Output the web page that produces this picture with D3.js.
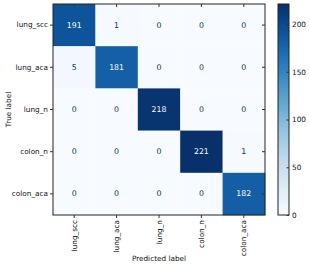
<!DOCTYPE html>
<html><head><meta charset="utf-8">
<script src="https://cdn.jsdelivr.net/npm/d3@7"></script>
<style>body{margin:0;background:#fff}svg{display:block}text{font-family:"DejaVu Sans",sans-serif}</style>
</head><body><svg id="c" width="310" height="269"></svg>
<script>
const labels = ["lung_scc","lung_aca","lung_n","colon_n","colon_aca"];
const matrix = [
  [191,1,0,0,0],
  [5,181,0,0,0],
  [0,0,218,0,0],
  [0,0,0,221,1],
  [0,0,0,0,182]
];
const cbTicks = [0,50,100,150,200];

const svg = d3.select("#c");
const L=53, T=4, W=212, H=211;
const vmax = d3.max(matrix.flat()), vmin = d3.min(matrix.flat());
const color = v => d3.interpolateBlues((v - vmin)/(vmax - vmin));
const x = d3.scaleBand().domain(labels).range([L, L+W]);
const y = d3.scaleBand().domain(labels).range([T, T+H]);

const cells = [];
matrix.forEach((row,i)=>row.forEach((v,j)=>cells.push({r:labels[i],c:labels[j],v})));
svg.append("g").selectAll("rect").data(cells).join("rect")
  .attr("x",d=>x(d.c)).attr("y",d=>y(d.r))
  .attr("width",x.bandwidth()+0.3).attr("height",y.bandwidth()+0.3)
  .attr("fill",d=>color(d.v));
const thresh = (vmax+vmin)/2;
svg.append("g").selectAll("text").data(cells).join("text")
  .attr("x",d=>x(d.c)+x.bandwidth()/2).attr("y",d=>y(d.r)+y.bandwidth()/2)
  .attr("text-anchor","middle").attr("dominant-baseline","central")
  .attr("font-size",7.8)
  .attr("fill",d=>d.v>thresh?d3.interpolateBlues(0):d3.interpolateBlues(1))
  .text(d=>d.v);

// frame
svg.append("rect").attr("x",L).attr("y",T).attr("width",W).attr("height",H)
  .attr("fill","none").attr("stroke","#222").attr("stroke-width",1);

// axes
const gx = svg.append("g").attr("transform",`translate(0,${T+H})`)
  .call(d3.axisBottom(x).tickSize(3).tickPadding(2));
gx.select(".domain").remove();
gx.selectAll("text").attr("font-size",7.3).attr("fill","#111")
  .attr("transform","rotate(-90)").attr("text-anchor","end")
  .attr("x",-5).attr("y",0).attr("dy","0.35em");
const gy = svg.append("g").attr("transform",`translate(${L},0)`)
  .call(d3.axisLeft(y).tickSize(3).tickPadding(2));
gy.select(".domain").remove();
gy.selectAll("text").attr("font-size",7.3).attr("fill","#111");
// inner ticks top/right
const gt = svg.append("g").attr("transform",`translate(0,${T})`)
  .call(d3.axisTop(x).tickSize(-3).tickFormat(""));
gt.select(".domain").remove();
const gr = svg.append("g").attr("transform",`translate(${L+W},0)`)
  .call(d3.axisRight(y).tickSize(-3).tickFormat(""));
gr.select(".domain").remove();
svg.selectAll(".tick line").attr("stroke","#333");

svg.append("text").attr("x",L+W/2).attr("y",261).attr("text-anchor","middle")
  .attr("font-size",7.3).attr("fill","#111").text("Predicted label");
svg.append("text").attr("transform",`translate(11,${T+H/2}) rotate(-90)`)
  .attr("text-anchor","middle").attr("font-size",7.3).attr("fill","#111").text("True label");

// colorbar
const CX=278, CW=11;
const cy = d3.scaleLinear().domain([vmin,vmax]).range([T+H, T]);
const defs = svg.append("defs");
const grad = defs.append("linearGradient").attr("id","g").attr("x1",0).attr("x2",0).attr("y1",1).attr("y2",0);
d3.range(0,1.0001,0.05).forEach(t=>grad.append("stop").attr("offset",t).attr("stop-color",d3.interpolateBlues(t)));
svg.append("rect").attr("x",CX).attr("y",T).attr("width",CW).attr("height",H)
  .attr("fill","url(#g)").attr("stroke","#222").attr("stroke-width",1);
const gc = svg.append("g").attr("transform",`translate(${CX+CW},0)`)
  .call(d3.axisRight(cy).tickValues(cbTicks).tickSize(-2.5).tickPadding(3));
gc.select(".domain").remove();
gc.selectAll("text").attr("font-size",7.3).attr("fill","#111");
gc.selectAll("line").attr("stroke","#333");
</script></body></html>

WHAT IS BEING ASKED: Every line from the top of the material above through the line with "const y = d3.scaleBand().domain(labels).range([T, T+H]);" should be duplicated exactly, please; leave out the pictures.

ANSWER:
Output the web page that produces this picture with D3.js.
<!DOCTYPE html>
<html><head><meta charset="utf-8">
<script src="https://cdn.jsdelivr.net/npm/d3@7"></script>
<style>body{margin:0;background:#fff}svg{display:block}text{font-family:"DejaVu Sans",sans-serif}</style>
</head><body><svg id="c" width="310" height="269"></svg>
<script>
const labels = ["lung_scc","lung_aca","lung_n","colon_n","colon_aca"];
const matrix = [
  [191,1,0,0,0],
  [5,181,0,0,0],
  [0,0,218,0,0],
  [0,0,0,221,1],
  [0,0,0,0,182]
];
const cbTicks = [0,50,100,150,200];

const svg = d3.select("#c");
const L=53, T=4, W=212, H=211;
const vmax = d3.max(matrix.flat()), vmin = d3.min(matrix.flat());
const color = v => d3.interpolateBlues((v - vmin)/(vmax - vmin));
const x = d3.scaleBand().domain(labels).range([L, L+W]);
const y = d3.scaleBand().domain(labels).range([T, T+H]);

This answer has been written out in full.